The next ten words

Can’t claim to be the first to post this today – there are doubtless countless versions of this being uploaded onto blogs across the country.  Here’s my contribution to the Bartlet tsunami.  If only tonight was going to be half as much fun.

And here’s a question I’ve been waiting for someone to ask since this woeful campaign started:

Moderator: Governor Ritchie, many economists have stated that the tax cut, which is the centerpiece of your economic agenda, could actually harm the economy. Is now really the time to cut taxes?

Gov. Ritchie: You bet it is. We need to cut taxes for one reason – the American people know how to spend their money better than the federal government does.

Moderator: Mr. President, your rebuttal.

Bartlet: There it is. That’s the ten word answer my staff’s been looking for for two weeks. There it is. Ten-word answers can kill you in political campaigns. They’re the tip of the sword. Here’s my question: What are the next ten words of your answer? Your taxes are too high? So are mine. Give me the next ten words. How are we going to do it? Give me ten after that, I’ll drop out of the race right now. (Debate Camp)

What has the public sector ever done for us?

I was intrigued by yesterday’s story  that the Tories will save money by capping pay  at the top of the public sector so that no-one earns more than 20 times the lowest paid.   They also say they won’t fill vacancies in public sector back-office functions when they arise.

Apparently bosses at 10 of the companies supporting the Tory plans for NI would take a combined £74m pay cut if the rule were to be applied to them.  Or, as one letter in the Guardian points out, Stuart Rose can have his way on CEO’s pay as long as shelf-stackers at M&S get £750,000.  Sadly, this doesn’t seem likely.
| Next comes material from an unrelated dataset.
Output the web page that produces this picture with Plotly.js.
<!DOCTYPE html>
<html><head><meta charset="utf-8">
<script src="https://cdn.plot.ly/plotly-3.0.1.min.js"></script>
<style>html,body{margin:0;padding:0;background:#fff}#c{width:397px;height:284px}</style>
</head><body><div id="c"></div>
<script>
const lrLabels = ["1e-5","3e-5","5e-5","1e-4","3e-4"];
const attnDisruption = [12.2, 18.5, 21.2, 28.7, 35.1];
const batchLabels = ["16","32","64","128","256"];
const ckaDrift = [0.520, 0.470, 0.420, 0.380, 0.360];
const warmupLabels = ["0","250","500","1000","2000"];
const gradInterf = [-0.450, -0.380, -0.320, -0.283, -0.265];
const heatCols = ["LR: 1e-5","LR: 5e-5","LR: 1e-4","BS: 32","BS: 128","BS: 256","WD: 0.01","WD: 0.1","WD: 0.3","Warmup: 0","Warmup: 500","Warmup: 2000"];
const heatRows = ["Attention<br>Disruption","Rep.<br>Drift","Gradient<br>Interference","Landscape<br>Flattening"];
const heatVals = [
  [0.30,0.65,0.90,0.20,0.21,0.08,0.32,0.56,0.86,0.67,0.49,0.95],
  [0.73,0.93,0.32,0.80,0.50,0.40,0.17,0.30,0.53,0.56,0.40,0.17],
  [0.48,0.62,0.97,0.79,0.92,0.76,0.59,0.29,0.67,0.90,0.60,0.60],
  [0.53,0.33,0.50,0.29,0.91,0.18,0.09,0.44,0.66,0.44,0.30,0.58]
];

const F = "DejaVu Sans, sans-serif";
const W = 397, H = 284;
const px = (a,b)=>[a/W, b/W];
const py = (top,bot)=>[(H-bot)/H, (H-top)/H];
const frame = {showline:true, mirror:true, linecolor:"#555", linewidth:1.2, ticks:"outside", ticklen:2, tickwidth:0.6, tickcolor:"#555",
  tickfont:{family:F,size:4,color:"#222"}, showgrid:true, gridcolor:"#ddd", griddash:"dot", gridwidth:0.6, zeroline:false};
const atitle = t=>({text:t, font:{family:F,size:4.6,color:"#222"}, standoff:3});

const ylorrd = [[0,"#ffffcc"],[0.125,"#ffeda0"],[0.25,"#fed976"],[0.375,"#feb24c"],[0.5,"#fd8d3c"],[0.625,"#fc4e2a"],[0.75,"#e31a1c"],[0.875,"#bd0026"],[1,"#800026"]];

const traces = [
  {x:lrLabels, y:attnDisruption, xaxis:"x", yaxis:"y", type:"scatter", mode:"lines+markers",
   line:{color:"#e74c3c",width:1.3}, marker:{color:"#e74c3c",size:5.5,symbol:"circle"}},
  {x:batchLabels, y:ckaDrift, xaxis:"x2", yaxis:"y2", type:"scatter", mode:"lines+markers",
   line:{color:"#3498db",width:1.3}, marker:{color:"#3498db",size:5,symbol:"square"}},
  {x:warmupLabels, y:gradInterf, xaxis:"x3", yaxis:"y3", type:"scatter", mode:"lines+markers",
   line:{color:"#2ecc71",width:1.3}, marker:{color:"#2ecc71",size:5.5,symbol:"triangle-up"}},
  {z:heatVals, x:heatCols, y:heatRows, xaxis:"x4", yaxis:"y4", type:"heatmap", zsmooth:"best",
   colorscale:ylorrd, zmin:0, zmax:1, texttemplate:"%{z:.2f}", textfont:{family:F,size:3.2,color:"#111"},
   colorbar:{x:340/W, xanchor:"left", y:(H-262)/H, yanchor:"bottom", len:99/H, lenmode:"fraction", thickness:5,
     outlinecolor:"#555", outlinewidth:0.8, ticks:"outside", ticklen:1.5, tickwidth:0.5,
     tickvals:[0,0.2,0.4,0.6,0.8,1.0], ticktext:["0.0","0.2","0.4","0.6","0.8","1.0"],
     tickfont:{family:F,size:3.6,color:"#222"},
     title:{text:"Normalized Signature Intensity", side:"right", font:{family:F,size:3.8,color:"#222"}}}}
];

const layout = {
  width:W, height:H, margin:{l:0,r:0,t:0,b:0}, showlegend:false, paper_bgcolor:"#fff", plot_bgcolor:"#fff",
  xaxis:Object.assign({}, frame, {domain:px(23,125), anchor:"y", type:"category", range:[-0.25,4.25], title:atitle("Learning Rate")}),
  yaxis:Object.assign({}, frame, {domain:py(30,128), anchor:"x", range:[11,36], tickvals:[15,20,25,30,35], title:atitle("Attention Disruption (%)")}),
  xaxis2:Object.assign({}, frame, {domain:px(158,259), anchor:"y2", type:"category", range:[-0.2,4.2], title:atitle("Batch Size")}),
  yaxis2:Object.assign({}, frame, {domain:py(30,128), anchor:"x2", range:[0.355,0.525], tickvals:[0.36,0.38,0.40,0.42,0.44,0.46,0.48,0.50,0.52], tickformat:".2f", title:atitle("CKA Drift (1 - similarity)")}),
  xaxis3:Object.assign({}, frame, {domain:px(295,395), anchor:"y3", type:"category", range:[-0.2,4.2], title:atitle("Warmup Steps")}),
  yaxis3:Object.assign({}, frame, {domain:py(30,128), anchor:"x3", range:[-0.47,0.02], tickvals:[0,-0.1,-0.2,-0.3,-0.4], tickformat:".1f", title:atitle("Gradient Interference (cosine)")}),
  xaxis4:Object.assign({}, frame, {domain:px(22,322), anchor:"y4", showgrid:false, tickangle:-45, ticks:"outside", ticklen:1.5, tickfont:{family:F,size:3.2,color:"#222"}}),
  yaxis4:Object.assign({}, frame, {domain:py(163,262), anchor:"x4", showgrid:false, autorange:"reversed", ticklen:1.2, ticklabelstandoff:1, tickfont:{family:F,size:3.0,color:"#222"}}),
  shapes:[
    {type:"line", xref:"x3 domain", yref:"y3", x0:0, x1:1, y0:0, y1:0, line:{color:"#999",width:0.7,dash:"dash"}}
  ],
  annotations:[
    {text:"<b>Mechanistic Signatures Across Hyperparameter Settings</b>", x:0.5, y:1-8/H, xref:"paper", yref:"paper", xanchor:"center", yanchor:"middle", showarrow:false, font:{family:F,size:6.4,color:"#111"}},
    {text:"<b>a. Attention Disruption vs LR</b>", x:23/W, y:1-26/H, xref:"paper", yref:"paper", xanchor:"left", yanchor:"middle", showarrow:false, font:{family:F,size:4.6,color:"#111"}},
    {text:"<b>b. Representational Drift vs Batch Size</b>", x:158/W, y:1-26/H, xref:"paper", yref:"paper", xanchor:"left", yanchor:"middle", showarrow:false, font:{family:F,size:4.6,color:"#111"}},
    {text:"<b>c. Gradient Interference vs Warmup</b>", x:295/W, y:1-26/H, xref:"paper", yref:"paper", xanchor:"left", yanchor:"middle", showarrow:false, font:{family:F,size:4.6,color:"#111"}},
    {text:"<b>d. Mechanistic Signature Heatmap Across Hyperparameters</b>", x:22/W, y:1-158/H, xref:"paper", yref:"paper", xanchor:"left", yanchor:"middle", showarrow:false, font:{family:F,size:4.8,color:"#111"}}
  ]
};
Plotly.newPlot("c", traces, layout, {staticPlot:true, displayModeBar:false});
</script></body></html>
I don’t have a problem with slimming down government.  Some public sector pay packages are excessive.   Of course there will be cuts, and there is waste to be eliminated – although not as much as is being claimed.  I’ve worked with  officials on very high salaries who couldn’t manage their way out of a paper bag  and that isn’t acceptable.  My problem is  with the sense that the private sector is  to be protected at all costs, while the  public sector is for  losers who can’t hack it in the real world, and who don’t do anything important anyway so no-one will  miss them when they’re gone.
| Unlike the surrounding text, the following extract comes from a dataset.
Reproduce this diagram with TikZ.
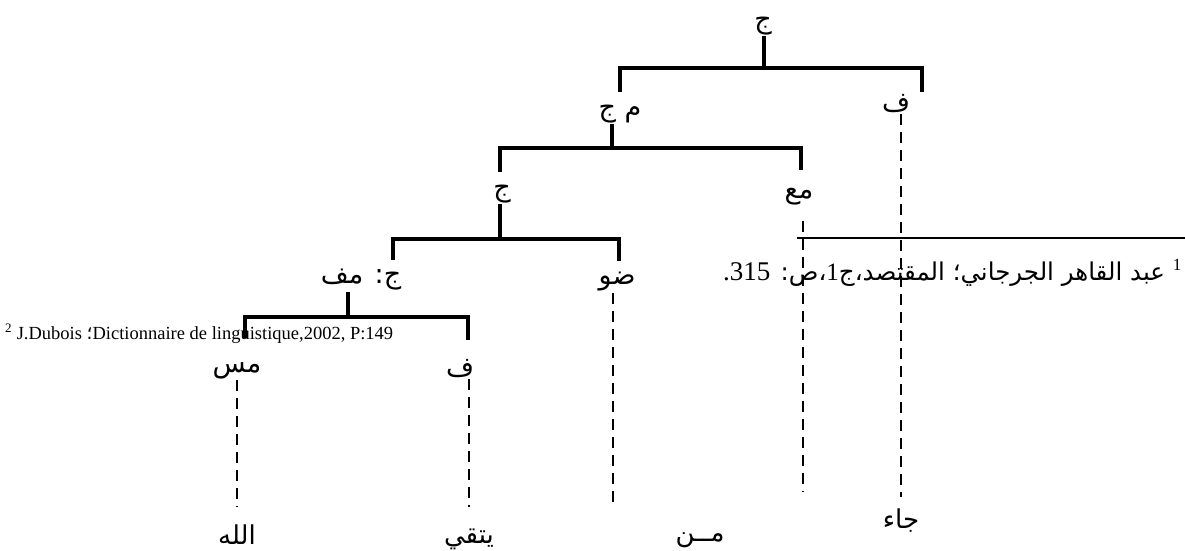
\documentclass[tikz,border=0pt]{standalone}
\usepackage{fontspec}
\setmainfont{Liberation Serif}
\newfontfamily\arabicfont[Script=Arabic]{DejaVu Sans}
\TeXXeTstate=1
\usetikzlibrary{positioning}

\tikzset{
  cat/.style={font=\arabicfont\fontsize{27}{30}\selectfont, inner sep=1pt},
  word/.style={font=\arabicfont\fontsize{26}{28}\selectfont, inner sep=1pt},
  branch/.style={line width=3.2pt},
  trace/.style={line width=2.5pt, dash pattern=on 11pt off 7pt},
}

\begin{document}
\begin{tikzpicture}[x=1pt, y=-1pt]
  \useasboundingbox (0,0) rectangle (1185,551);

  % Define nodes
  \node[cat] (s)    at (763,26)  {\beginR ج\endR};
  \node[cat] (vp)   at (620,114) {\beginR م ج\endR};
  \node[cat] (fa)   at (896,104) {\beginR ف\endR};
  \node[cat] (s2)   at (502,194) {\beginR ج\endR};
  \node[cat] (subj) at (799,197) {\beginR مع\endR};
  \node[cat] (s3)   at (361,280) {\beginR ج: مف\endR};
  \node[cat] (adv)  at (617,282) {\beginR ضو\endR};
  \node[cat] (obj)  at (237,371) {\beginR مس\endR};
  \node[cat] (fa2)  at (460,369) {\beginR ف\endR};

  % Junctions and ends
  \coordinate (j1) at (764,68);
  \coordinate (j2) at (612,148);
  \coordinate (j3) at (500,239);
  \coordinate (j4) at (348,317);
  \coordinate (d1l) at (620,92);  \coordinate (d1r) at (922,92);
  \coordinate (d2l) at (500,172); \coordinate (d2r) at (801,170);
  \coordinate (d3l) at (393,260); \coordinate (d3r) at (619,261);
  \coordinate (d4l) at (245,338); \coordinate (d4r) at (468,340);
  \coordinate (e1) at (237,507);
  \coordinate (e2) at (469,507);
  \coordinate (e3) at (613,507);
  \coordinate (e4) at (803,492);
  \coordinate (e5) at (901,497);

  % Words
  \node[word, below=17pt of e1] (w1) {\beginR الله\endR};
  \node[word, below=21pt of e2] (w2) {\beginR يتقي\endR};
  \node[word] (w3) at (700,540) {\beginR مــن\endR};
  \node[word, below=11pt of e5] (w4) {\beginR جاء\endR};

  % Connect the nodes
  \draw[branch] (s.south -| j1) -- (j1);
  \draw[branch] (d1l) |- (j1) -| (d1r);
  \draw[branch] (vp.south -| j2) -- (j2);
  \draw[branch] (d2l) |- (j2) -| (d2r);
  \draw[branch] (s2.south -| j3) -- (j3);
  \draw[branch] (d3l) |- (j3) -| (d3r);
  \draw[branch] (s3.south -| j4) -- (j4);
  \draw[branch] (d4l) |- (j4) -| (d4r);

  % Traces
  \draw[trace] (obj.south -| e1) -- (e1);
  \draw[trace] (fa2.south -| e2) -- (e2);
  \draw[trace] (adv.south -| e3) -- (e3);
  \draw[trace] ([yshift=-14pt]subj.south -| e4) -- (e4);
  \draw[trace] (fa.south -| e5) -- (e5);

  % Footnotes
  \draw[line width=1.5pt] (797,238) -- (1185,238);
  \node[anchor=base east, inner sep=0pt] (fn1) at (1182,280)
    {\arabicfont\fontsize{24.5}{26}\selectfont\beginR\textsuperscript{\rmfamily\fontsize{17}{18}\selectfont 1} عبد القاهر الجرجاني؛ المقتصد،ج{\rmfamily\fontsize{25}{26}\selectfont 1}،ص: {\rmfamily\fontsize{27}{28}\selectfont 315\kern0pt.}\endR};
  \node[anchor=base west, inner sep=0pt] (fn2) at (5,339)
    {\fontsize{18.5}{20}\selectfont\textsuperscript{2} J.Dubois {\arabicfont ؛}Dictionnaire de linguistique,2002, P:149};

\end{tikzpicture}
\end{document}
There’s certainly an argument that government can no longer afford to do everything.   The politicans’ job is to make some principled choices about what work needs to continue and what should stop, so that the important areas that remain can be properly supported.   Announcing what these priorities will be would allow the electorate to make an informed choice about what might happen after an election.  Fudging that  issue pre-election, or pretending that the problem can be solved by screwing down pay in the public sector and allowing services to be run like a giant game of musical chairs  is dishonest.

Purdah, in the dark

When I worked in government departments purdah always came as something of a relief.  Purdah is the period before an election when new government business or announcements about new business are put on hold so as not to sully the fairness and purity of the democratic process.  It means that for almost a month government communications departments can come off the announcement-a-day, got-to-look-busy treadmill and catch up on refreshing the website, doing something about planning for later in the year and generally doing those things that never rise far enough up the To Do list to actually get done.
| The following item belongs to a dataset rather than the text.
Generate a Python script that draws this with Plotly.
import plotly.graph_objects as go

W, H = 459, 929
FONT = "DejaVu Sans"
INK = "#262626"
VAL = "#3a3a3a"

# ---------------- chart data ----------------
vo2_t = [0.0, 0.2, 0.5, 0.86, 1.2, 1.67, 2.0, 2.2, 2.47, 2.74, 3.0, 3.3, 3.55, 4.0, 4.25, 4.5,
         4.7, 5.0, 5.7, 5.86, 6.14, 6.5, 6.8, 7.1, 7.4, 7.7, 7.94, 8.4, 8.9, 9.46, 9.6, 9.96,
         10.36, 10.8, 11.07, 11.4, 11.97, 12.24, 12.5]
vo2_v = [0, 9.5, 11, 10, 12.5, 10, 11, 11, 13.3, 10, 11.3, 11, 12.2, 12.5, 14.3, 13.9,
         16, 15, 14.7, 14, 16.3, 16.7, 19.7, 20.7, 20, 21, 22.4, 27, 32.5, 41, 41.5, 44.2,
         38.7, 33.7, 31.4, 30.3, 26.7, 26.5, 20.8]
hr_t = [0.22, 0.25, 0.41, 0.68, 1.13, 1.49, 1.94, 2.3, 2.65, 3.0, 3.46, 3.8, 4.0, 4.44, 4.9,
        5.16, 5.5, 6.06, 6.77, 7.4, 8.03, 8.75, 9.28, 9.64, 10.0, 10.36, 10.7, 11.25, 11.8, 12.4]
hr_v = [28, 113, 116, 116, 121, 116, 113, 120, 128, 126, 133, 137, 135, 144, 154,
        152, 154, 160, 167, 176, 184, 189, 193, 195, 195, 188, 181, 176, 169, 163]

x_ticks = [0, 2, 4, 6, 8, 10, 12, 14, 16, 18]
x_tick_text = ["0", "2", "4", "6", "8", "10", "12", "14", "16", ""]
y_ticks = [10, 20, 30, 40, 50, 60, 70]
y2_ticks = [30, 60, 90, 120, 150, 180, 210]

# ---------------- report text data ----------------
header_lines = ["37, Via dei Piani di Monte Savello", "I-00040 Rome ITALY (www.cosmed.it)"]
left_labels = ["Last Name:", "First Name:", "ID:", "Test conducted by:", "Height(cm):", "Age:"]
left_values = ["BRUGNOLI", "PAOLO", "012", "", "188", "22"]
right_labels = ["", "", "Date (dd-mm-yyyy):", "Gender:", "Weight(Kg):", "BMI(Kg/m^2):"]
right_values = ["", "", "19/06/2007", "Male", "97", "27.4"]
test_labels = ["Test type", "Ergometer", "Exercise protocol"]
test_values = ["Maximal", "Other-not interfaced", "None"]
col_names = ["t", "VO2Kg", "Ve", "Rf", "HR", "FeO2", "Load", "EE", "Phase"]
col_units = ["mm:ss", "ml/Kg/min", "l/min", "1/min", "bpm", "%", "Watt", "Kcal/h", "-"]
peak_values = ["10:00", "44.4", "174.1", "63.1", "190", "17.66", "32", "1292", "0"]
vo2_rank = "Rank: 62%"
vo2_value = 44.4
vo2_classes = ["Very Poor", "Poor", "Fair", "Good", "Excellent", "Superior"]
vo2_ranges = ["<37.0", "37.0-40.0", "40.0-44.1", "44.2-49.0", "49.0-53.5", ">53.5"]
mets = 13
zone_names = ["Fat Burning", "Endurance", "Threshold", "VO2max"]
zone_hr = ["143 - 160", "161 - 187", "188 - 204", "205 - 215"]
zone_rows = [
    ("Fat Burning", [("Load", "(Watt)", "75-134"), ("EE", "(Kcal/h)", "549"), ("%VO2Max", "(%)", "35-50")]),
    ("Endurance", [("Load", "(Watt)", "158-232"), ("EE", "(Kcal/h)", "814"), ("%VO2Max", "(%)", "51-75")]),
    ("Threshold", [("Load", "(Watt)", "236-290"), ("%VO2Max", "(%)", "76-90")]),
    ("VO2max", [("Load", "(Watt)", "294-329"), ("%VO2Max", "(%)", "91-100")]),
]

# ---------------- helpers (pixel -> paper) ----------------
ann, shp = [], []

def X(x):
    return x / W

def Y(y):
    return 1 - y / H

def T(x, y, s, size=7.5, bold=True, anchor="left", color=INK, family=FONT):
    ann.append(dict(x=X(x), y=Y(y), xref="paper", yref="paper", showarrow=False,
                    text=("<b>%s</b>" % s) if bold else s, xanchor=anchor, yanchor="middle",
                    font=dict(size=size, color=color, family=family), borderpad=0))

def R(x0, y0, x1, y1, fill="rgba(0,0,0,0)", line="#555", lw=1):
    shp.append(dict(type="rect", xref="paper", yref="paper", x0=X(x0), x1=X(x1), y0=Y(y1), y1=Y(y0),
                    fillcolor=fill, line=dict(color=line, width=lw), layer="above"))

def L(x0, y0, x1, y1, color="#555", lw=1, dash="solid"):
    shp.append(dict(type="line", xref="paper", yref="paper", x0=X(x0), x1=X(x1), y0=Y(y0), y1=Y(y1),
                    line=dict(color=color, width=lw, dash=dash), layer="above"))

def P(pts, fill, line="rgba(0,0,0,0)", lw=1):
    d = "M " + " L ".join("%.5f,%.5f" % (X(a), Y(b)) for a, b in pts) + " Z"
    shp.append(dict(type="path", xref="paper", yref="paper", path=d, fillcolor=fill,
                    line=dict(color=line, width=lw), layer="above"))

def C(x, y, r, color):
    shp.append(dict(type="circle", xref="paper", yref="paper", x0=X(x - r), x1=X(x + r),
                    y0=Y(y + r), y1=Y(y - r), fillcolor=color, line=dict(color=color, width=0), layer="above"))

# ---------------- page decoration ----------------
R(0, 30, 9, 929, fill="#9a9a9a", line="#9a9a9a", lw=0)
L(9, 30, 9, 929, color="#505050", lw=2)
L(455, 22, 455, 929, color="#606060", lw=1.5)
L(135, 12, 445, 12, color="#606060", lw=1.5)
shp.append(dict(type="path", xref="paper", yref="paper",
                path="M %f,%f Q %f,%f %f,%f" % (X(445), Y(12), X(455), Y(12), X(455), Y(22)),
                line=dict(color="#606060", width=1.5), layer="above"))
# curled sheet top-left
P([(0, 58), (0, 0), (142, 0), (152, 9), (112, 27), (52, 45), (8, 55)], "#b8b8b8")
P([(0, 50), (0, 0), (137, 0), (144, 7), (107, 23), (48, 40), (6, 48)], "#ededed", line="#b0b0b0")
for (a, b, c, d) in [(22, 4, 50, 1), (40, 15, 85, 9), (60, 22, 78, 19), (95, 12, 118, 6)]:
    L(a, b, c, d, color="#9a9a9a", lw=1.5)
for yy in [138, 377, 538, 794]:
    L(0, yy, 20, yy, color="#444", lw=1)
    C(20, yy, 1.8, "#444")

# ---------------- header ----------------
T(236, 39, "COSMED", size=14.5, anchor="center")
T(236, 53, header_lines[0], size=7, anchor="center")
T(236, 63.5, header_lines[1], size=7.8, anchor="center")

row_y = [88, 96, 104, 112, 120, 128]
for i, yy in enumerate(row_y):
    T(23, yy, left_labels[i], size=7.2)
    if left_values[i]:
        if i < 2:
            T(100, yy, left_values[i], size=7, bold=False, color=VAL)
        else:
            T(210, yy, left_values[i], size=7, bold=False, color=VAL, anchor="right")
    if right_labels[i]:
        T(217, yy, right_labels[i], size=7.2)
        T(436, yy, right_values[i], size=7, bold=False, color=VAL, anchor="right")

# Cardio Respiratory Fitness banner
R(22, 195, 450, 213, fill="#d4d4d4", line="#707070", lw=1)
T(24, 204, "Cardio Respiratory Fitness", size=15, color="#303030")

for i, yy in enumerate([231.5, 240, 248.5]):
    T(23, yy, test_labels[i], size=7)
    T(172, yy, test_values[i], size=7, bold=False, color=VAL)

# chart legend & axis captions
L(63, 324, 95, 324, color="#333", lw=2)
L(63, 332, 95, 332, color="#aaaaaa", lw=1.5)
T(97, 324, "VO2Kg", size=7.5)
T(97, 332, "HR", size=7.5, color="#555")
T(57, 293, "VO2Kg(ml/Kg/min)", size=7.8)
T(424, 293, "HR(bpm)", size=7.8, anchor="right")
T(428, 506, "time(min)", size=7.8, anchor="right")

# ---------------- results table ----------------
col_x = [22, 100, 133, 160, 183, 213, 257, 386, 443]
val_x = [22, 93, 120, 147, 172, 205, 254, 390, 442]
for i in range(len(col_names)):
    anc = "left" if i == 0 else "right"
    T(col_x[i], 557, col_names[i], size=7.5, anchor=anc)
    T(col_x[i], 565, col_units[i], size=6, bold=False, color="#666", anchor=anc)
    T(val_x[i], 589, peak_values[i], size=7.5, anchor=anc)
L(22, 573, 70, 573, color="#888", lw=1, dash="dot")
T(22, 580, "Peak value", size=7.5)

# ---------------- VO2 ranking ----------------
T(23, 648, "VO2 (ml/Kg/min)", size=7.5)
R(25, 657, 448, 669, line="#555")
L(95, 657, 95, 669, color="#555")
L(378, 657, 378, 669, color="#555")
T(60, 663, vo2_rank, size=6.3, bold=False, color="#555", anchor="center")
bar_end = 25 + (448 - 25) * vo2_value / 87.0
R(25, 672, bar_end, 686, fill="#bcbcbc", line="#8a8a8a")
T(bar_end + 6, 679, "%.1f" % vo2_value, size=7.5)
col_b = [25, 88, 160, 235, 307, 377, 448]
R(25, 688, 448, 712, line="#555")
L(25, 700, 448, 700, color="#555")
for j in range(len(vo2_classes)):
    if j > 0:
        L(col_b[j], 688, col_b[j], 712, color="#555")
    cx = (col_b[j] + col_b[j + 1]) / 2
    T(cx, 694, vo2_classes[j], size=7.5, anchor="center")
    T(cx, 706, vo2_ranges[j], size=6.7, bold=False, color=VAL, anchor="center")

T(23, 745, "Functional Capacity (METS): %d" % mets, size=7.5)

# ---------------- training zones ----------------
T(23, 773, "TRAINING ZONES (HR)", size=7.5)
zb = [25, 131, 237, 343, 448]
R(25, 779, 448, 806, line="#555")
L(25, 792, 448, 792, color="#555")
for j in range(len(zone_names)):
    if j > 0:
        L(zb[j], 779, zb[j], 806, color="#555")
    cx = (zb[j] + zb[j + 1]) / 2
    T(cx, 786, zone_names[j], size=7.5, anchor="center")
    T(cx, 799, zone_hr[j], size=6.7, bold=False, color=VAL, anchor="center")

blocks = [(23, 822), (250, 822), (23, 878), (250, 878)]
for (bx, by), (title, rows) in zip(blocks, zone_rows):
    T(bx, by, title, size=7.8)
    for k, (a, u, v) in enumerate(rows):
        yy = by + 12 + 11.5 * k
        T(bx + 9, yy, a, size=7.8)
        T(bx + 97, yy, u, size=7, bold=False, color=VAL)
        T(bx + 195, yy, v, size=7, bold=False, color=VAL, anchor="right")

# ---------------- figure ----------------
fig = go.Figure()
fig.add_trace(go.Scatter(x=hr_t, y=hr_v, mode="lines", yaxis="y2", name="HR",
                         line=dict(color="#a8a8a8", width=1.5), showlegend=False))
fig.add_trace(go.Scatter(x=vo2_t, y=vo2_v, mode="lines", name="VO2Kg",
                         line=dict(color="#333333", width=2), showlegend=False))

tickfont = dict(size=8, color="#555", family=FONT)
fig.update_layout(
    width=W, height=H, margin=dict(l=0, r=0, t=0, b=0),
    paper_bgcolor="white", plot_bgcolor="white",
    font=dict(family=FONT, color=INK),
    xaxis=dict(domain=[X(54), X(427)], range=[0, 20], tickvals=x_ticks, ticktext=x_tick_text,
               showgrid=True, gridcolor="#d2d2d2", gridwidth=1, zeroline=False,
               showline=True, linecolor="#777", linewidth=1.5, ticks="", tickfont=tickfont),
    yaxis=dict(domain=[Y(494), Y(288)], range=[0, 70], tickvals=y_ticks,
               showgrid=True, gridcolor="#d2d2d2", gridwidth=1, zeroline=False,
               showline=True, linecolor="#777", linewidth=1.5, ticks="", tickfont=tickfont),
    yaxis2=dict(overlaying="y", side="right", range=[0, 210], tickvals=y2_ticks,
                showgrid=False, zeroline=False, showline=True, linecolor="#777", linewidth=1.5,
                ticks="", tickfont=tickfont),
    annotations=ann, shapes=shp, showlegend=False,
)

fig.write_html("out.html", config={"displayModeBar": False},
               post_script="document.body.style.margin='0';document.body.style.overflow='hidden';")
On the outside,  purdah is a curse.  There are no hard and fast rules as to what can and can’t be done or what forms of communication are OK and what has to stop,  The range of possible activity is so vast that no rule book could  cover everything.  Instead there is general guidance, guidance for civil servants, and dire warnings about what happens if you get it wrong.  Because no-one understands the rules, everyone takes the most cautious possible approach to applying the guidance.  Pretty much all activity stops.

I’m currently doing some work for an NDPB  (non-departmental public body, close relative of the ALB – arms-length body,  descendants of the great mother goddess Quango .)  My client has just informed me that everything I’m doing MUST stop next week – which is the best guess as to when the election is going to be called –  even though the calling of the election isn’t the  start of purdah.  My stuff can in no way be considered to be public communication, but so great is the fear of getting it wrong that even  useful development activity is stopped until hostilities are over (I sympathise with their point of view, by the way, even though I disagree that the guidance fits this particular case.)

At the moment no-one knows when the election is going to be, and the shadow of purdah has been limiting what new work is commissioned since the turn of the year.  At one point March 25 was considered a possible election date, so purdah would have kicked in at some point in February (and presumably started up again three weeks before the local elections in May).  The general election might still be pushed back to June 3, which means  full-steam ahead until May, and I will have wasted a couple of hours of  Good Friday finishing off stuff which could have waited until next week.

I appreciate that allowing freelancers to enjoy their bank holidays may not be the most important reason to back fixed-term parliaments, but a bit of clarity would help  everyone and would at least mean that  business can be planned around a timetable that has some relation to reality.